This work addresses the puzzle of how biological visual systems achieve efficient learning from limited experience without relying on extensive labeled data. It proposes a fully hierarchical unsupervised efficient coding framework that progressively compresses natural images by exploiting their local statistical regularities, layer by layer, without requiring labels or backpropagation. The model constructs human-interpretable features—such as edges, color, texture, and shape—in a bottom-up manner. For the first time, the principle of efficient coding is consistently applied throughout an entire deep network architecture. The resulting representations exhibit strong alignment with human visual cortical responses measured via fMRI and significantly enhance both category learning efficiency and neural alignment under few-shot conditions.

Biological visual systems learn from limited experience, unlike deep learning models that rely on millions of training images. What learning principles make this possible? We tested whether efficient coding, the idea that neural representations capture the statistical structure of natural inputs, can build a hierarchy of human-aligned visual features from limited data. We developed an unsupervised learning procedure in which each layer of a deep network compresses its inputs onto the dominant modes of variation in natural images, using only local statistics and no labels, tasks, or backpropagation.
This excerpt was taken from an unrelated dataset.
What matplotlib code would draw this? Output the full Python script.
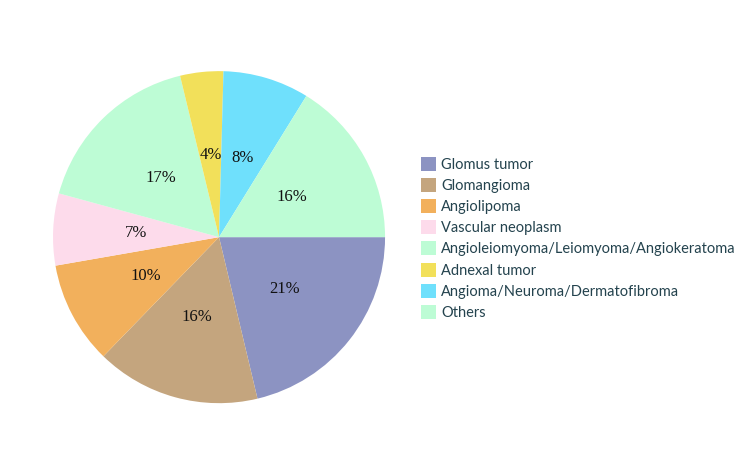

This unsupervised procedure yields features that progress from edges and colors to textures and shapes. The features of this deep efficient coding model are readily recognized by human observers and are predictive of image-evoked fMRI responses in human visual cortex. Furthermore, a hybrid learning procedure that combines efficient coding with supervised fine-tuning yields better brain alignment in low-data settings and more rapid category learning. These findings suggest that efficient coding may shape representations across the entire visual hierarchy and help explain the data efficiency of biological vision.